Director: David Leitch, Chad Stahelski
Writers: Derek Kolstad
Cast: Keanu Reeves, Michael Nyqvist, Alfie Allen, Adrianne Palicki, Bridget Moynahan, Dean Winters, Ian McShane, John Leguizamo, Willem Dafoe, Daniel Bernhardt
Running Time: 96 min.
By Jeff Bona
If there’s one Hollywood superstar who’s maintained a solid connection with the martial arts film genre, it’s Keanu Reeves.
Reeves first made this connection in 1999/2003 with the Matrix trilogy, where he “learned” a great deal of on-screen fighting from legendary Hong Kong choreographer Yuen Woo Ping; in 2013, he starred in the samurai epic 47 Ronin, where he worked with Zhang Peng (choreographer of The Wrath of Vajra); that same year, he reunited with Yuen for the Chinese/U.S. co-production Man of Tai Chi, a kung fu flick he not only starred in, but also directed.
With a resume as physically demanding and cultured as his is, it should come as no surprise that Reeves is still kicking some serious ass in his latest film, John Wick.
John Wick marks the directorial debut of David Leitch and Chad Stahelski, founders of the 87Eleven Stunt Team. They’re obviously known for staging stunt work and fight choreography in films like 300 (2006), Tron: Legacy (2010) and Safe (2012).

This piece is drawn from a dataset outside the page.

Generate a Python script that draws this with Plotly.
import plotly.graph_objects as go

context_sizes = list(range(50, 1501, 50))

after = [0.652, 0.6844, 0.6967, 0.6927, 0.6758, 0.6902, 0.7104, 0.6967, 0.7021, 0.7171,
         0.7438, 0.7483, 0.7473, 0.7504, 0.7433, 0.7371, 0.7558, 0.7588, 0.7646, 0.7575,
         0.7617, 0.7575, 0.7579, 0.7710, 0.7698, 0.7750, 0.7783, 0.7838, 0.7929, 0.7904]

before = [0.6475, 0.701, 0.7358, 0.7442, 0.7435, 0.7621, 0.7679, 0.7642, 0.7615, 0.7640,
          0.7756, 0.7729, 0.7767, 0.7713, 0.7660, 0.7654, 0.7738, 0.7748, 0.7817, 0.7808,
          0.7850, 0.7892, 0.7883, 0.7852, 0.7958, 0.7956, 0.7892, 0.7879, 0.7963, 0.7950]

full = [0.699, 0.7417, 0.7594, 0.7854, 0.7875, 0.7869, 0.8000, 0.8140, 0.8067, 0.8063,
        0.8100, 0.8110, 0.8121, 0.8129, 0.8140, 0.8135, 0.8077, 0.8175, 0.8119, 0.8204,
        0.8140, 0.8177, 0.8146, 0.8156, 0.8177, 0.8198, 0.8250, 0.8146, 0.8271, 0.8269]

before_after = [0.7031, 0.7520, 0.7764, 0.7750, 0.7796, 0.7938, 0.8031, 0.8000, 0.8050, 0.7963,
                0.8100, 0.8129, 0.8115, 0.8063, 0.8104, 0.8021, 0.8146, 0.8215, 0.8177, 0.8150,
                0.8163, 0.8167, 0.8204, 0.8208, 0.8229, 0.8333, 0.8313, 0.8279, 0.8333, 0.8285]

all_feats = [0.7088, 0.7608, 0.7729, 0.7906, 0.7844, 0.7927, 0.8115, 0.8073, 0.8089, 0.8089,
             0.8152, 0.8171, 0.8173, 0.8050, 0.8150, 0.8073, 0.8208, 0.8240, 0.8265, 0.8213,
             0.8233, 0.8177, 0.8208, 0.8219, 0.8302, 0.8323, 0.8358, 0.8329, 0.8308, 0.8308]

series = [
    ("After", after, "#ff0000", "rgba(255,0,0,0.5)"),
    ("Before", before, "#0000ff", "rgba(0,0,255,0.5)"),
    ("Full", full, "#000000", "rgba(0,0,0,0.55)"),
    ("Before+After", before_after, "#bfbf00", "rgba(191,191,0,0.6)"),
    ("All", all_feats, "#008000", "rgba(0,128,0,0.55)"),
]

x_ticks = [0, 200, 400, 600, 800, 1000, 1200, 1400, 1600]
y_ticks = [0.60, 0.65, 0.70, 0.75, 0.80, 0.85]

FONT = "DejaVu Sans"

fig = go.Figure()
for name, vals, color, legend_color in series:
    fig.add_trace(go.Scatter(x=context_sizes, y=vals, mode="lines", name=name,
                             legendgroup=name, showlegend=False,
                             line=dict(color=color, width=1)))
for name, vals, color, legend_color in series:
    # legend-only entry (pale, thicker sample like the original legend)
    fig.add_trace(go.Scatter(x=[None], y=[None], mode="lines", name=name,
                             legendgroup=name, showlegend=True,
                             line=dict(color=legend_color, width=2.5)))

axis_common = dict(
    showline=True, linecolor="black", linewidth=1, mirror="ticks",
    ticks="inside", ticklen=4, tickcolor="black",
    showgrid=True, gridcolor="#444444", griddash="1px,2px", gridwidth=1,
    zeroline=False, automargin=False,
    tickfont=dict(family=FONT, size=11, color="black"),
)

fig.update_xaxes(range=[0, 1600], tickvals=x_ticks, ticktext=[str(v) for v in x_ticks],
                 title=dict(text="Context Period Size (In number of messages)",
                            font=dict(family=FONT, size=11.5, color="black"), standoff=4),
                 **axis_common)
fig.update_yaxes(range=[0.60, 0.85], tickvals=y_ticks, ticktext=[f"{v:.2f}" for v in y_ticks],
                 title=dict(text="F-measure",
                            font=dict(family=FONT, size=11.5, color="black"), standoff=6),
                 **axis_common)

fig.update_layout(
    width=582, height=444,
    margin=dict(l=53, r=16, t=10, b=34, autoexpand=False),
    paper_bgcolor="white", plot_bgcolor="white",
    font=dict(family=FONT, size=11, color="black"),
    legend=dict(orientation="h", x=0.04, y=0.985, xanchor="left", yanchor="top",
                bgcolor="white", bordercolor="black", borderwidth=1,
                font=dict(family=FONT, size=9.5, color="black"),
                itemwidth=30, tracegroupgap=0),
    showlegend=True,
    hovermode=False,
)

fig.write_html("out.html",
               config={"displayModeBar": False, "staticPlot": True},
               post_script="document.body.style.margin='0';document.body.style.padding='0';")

Now, if Stahelski’s choreography work in Safe alone isn’t enough of a credential to get you excited about seeing John Wick, then you obviously haven’t seen Safe. Let’s put it this way: I like Reeves, but I’m not exactly watching John Wick for him, if you catch my drift.
John Wick is written by Derek Kolstad, who penned the straight-to-DVD actioners One in the Chamber and The Package (both star Dolph Lundgren, just to give you an idea of what kind of films these are). So, what we have with John Wick is essentially a “B-movie” with a moderate budget, a big star, and a couple of first-time directors who probably had one common goal: To make a brainless action flick for people who love excessive violence. Given this context, John Wick succeeds.

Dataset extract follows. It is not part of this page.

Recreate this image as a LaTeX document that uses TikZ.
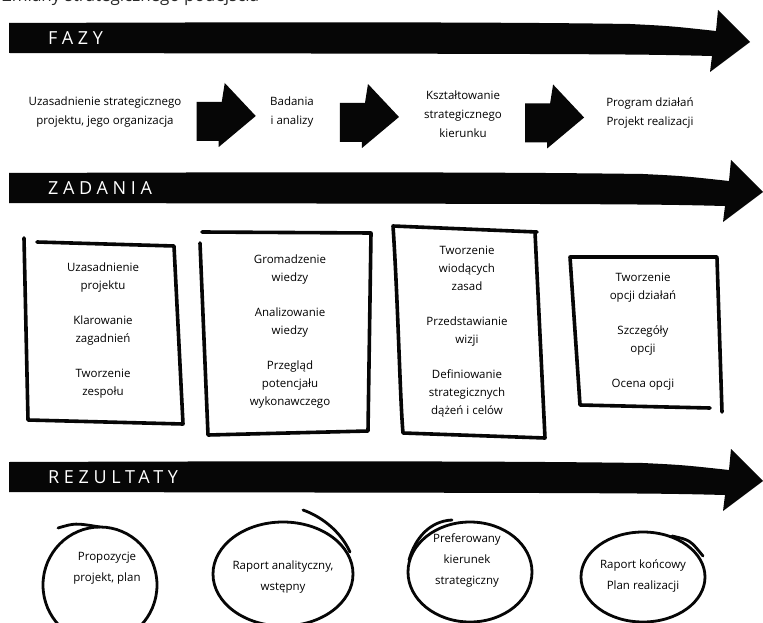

Keanu Reeves plays John Wick, an infamous, retired assassin who now leads a peaceful lifestyle. But when a series of unfortunate events distort his daily routine, Wick has no choice but to revisit his sinister past and go on one hell of a kill crazy rampage.

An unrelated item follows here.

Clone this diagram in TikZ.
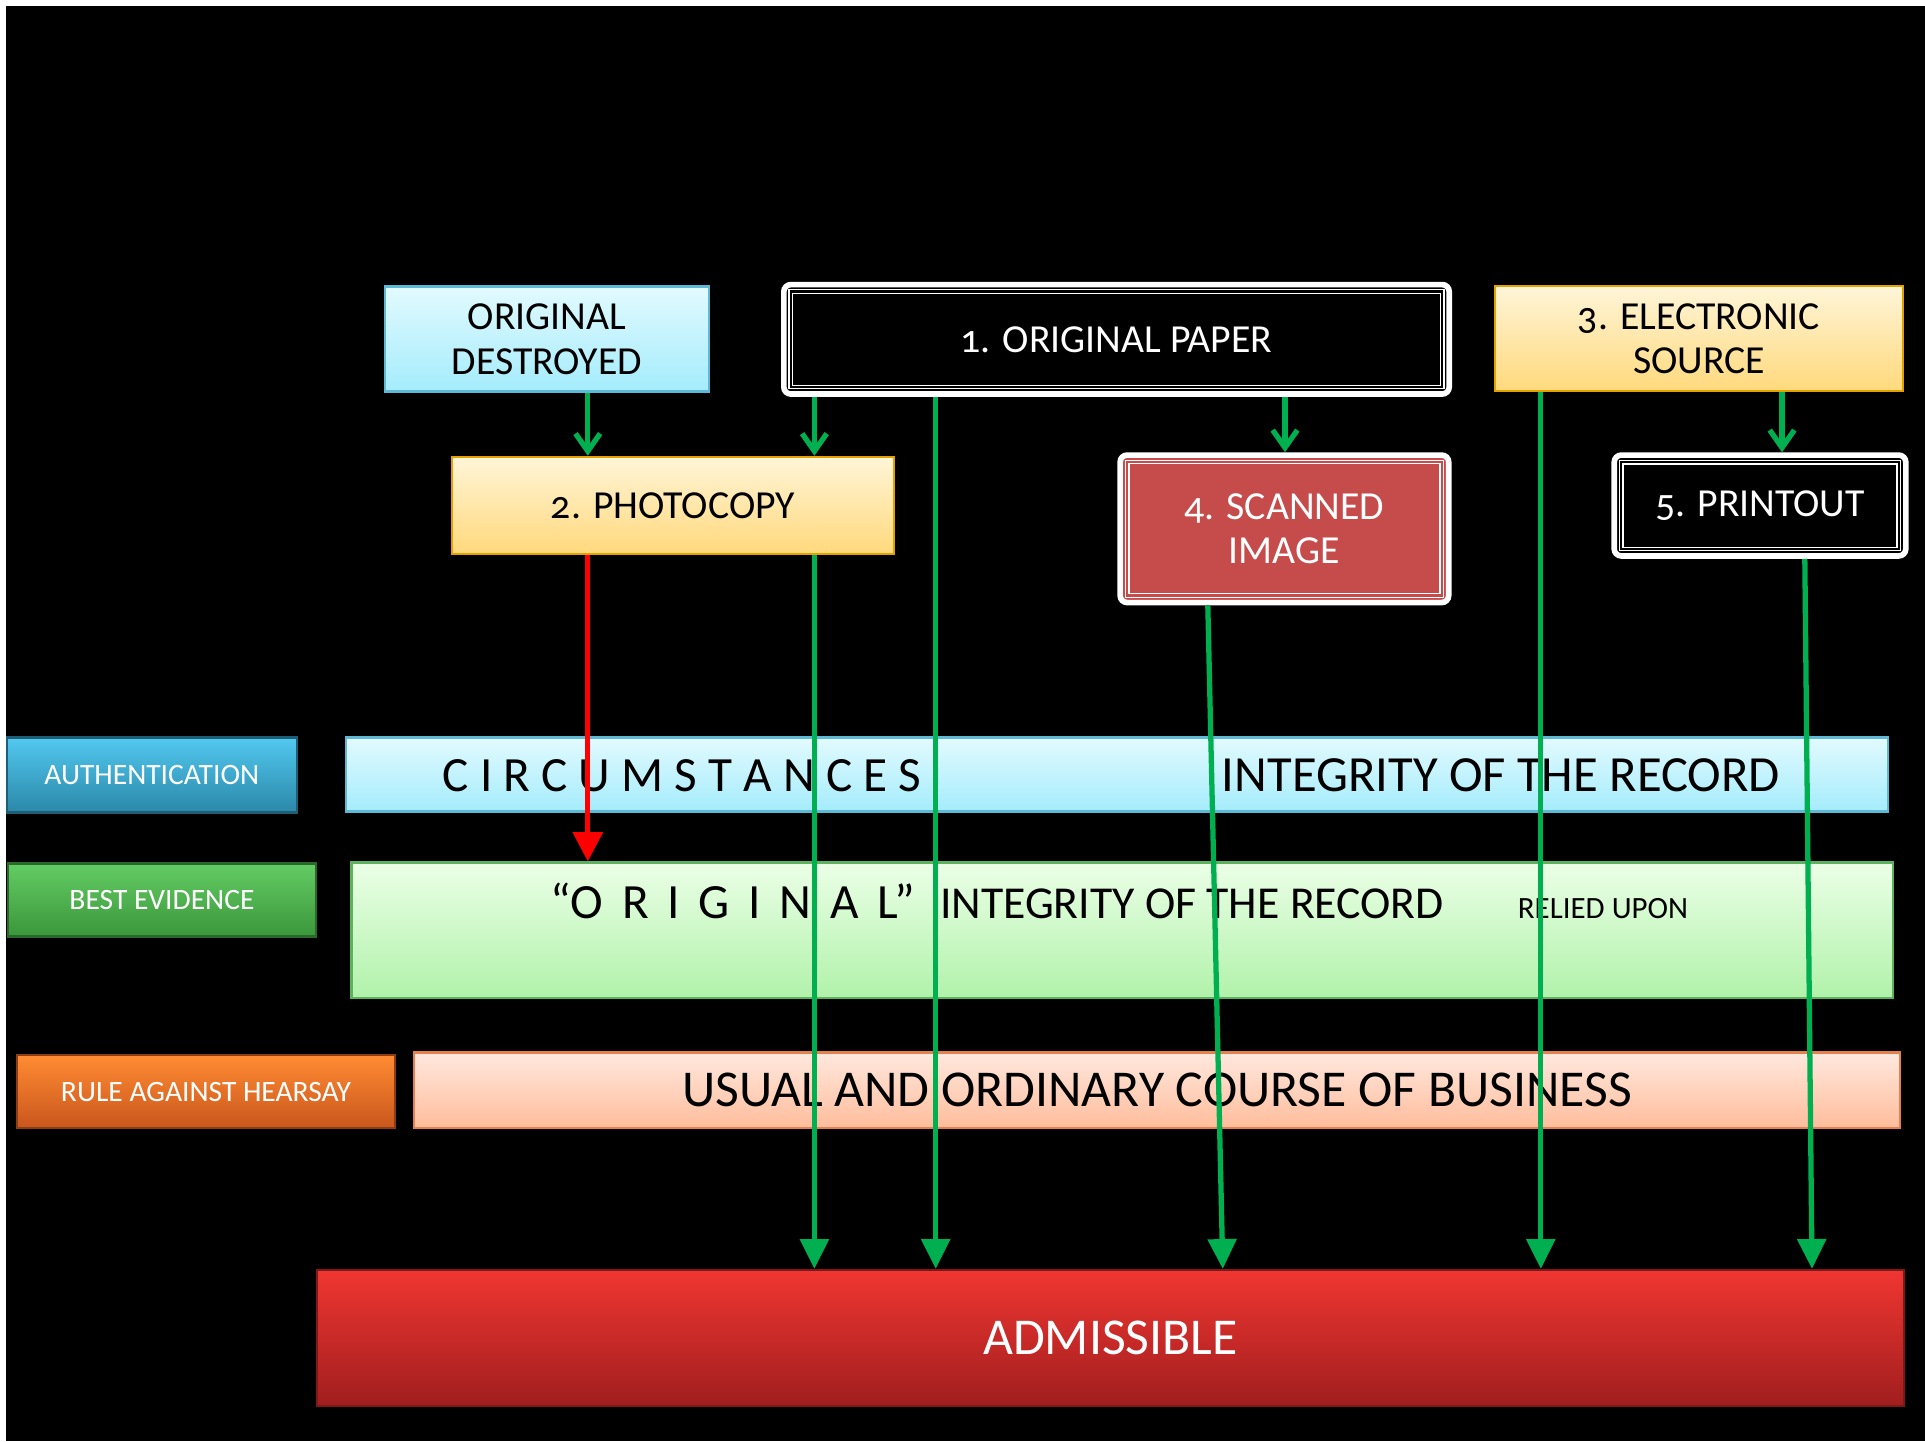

John Wick truly delivers during its amazingly staged action sequences. The majority of them involve brutal gun battles, which are stylishly choreographed with a dance-like rhythm; think a less exaggerated, more grittier take on Gun Kata, the fictional gun-wielding martial art style in Kurt Wimmer’s Equilibrium (2002). It’s a whole lotta fun watching Wick plow through hordes of enemies, sometimes shooting them 3 or 4 times a piece – aiming at various body parts – from a number of neat angles and distances.
The firefights are accented with hand-to-hand combat scenes, placed randomly between the endless rain of bullets. There will be those who complain that they’re filmed too close, or are too darkly lit, etc. This may be true, but the rest of the film’s savagery is the trade off. Although there wasn’t as many physical fight scenes as I’d like there to be, they’re at least done without the typical shaky cam approach.
The style doesn’t stop at the action. You might be amused by the treatment of playful on-screen text – and reoccurring subtitles – which were scattered across the screen using colored fonts, instead of the typical generic white text at the bottom of the screen. If you’re a muscle car enthusiast, the film showcases a number of beastly automobiles for your eyes (and ears) to appreciate.
What’s disappointing about John Wick is the lack of a competitive adversary to the title character. I felt the film was just begging for an enemy that can hold their own against Wick. The closest we get is an annoying femme fatale (Adrianne Palicki) who would be more suitable in a Pierce Brosnan-era James Bond flick. Equally as bad is a non-threatening, over-the-hill gangster (Michael Nyqvist) who ultimately becomes Wick’s main opponent during the film’s anticlimactic finale.
Then, there’s the film’s music. At times, I felt it was overused. From what I remember, almost every time any type of action kicked in, it was accompanied by an uptempo soundtrack; sometimes it worked, sometimes it was overkill. There are some other questionable hiccups throughout John Wick, but you have to remind yourself that you’re watching a B-movie masked by the star of Speed (1994), so these flaws should be easily dismissed and forgiven.
Overall, not a bad directorial debut for Leitch and Stahelski. They certainly have a good sense of pacing, and without doubt, they’re the real deal when it comes to creating some hard-hitting action pieces. With a little less aerial shots (someone went a little stock footage crazy), and some worthy baddies worked into the script, the Leitch/Stahelski duo may one day make an action flick that I can fully recommend. As for John Wick? It’s definitely worth a watch, but if you’re wise, you’ll wait ’til it appears on Netflix.